Hedlund explains that he's similarly tight with co-star Oscar Isaac, with whom he previously acted in the 2015 crime thriller Mojave and the 2013 musical dramedy Inside Llewyn Davis.
"Oscar had jumped on, this is our third film together and we've been very close for the last ten years," he says. "It was full-circle of guys that we knew would click. When the film is essentially about brotherhood and camaraderie and these guys trying to help each other out and hold each other up — it just came naturally."

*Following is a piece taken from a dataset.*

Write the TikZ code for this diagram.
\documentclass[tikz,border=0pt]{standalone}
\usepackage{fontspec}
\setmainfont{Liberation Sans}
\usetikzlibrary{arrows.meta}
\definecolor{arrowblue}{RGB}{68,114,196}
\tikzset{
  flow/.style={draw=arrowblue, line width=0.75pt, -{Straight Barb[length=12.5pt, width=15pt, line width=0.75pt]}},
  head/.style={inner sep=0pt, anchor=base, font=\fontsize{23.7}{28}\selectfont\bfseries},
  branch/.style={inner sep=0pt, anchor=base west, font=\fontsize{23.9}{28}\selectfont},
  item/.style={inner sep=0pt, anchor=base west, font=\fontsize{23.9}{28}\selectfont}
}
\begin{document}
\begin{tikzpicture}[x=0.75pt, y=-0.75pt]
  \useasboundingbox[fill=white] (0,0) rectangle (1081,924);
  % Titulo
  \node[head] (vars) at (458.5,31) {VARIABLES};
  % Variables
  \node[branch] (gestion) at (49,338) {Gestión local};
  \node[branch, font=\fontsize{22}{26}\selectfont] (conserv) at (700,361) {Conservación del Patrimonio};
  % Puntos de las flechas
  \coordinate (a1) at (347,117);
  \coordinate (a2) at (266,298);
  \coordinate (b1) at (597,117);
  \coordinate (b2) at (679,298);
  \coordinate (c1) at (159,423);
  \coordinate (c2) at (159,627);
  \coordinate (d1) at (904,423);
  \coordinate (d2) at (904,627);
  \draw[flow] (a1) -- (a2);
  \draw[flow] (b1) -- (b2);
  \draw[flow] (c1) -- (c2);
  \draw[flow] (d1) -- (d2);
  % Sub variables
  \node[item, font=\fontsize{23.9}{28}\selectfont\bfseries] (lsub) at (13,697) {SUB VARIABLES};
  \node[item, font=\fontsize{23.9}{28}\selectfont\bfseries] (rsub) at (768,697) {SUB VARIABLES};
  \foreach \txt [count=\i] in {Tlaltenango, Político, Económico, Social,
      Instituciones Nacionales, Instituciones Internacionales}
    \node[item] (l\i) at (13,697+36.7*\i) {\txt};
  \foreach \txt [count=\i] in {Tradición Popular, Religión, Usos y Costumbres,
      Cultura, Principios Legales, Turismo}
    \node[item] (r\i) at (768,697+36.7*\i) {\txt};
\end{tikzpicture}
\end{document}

Directed by J.C. Chandor (A Most Violent Year, All Is Lost), Triple Frontier is much more than just a heist movie. It's also a commentary on the lack of post-service support that soldiers receive after they leave the military, as well as a gripping survival story set in the South American wilderness. With a cast that also includes Ben Affleck and Pedro Pascal, it's an action-packed addition to Netflix's ever-growing catalogue of original content.
"We had wonderful military supervisors that brought us all together in Simi Valley in California, doing the weapon work," remembers Hedlund. "We got to tease each other and get competitive. I think there was a brotherly love bond throughout the whole group."
It's only fitting that Hedlund has such genuine chemistry with his co-stars — Hunnam plays his older brother in the film, which explains why the characters have each other's backs even when their carefully laid plans go awry.
Considering that one of Hedlund's first-ever roles was in 2005's Four Brothers, the role of "younger brother" is familiar territory. "It's very funny," he explains. "When we shot Four Brothers in Toronto, I didn't think that 14 years later I'd still be playing the younger brother. I'm 34 and I'm playing the younger brother."
With a chuckle, he adds, "I'm still bringing the youth."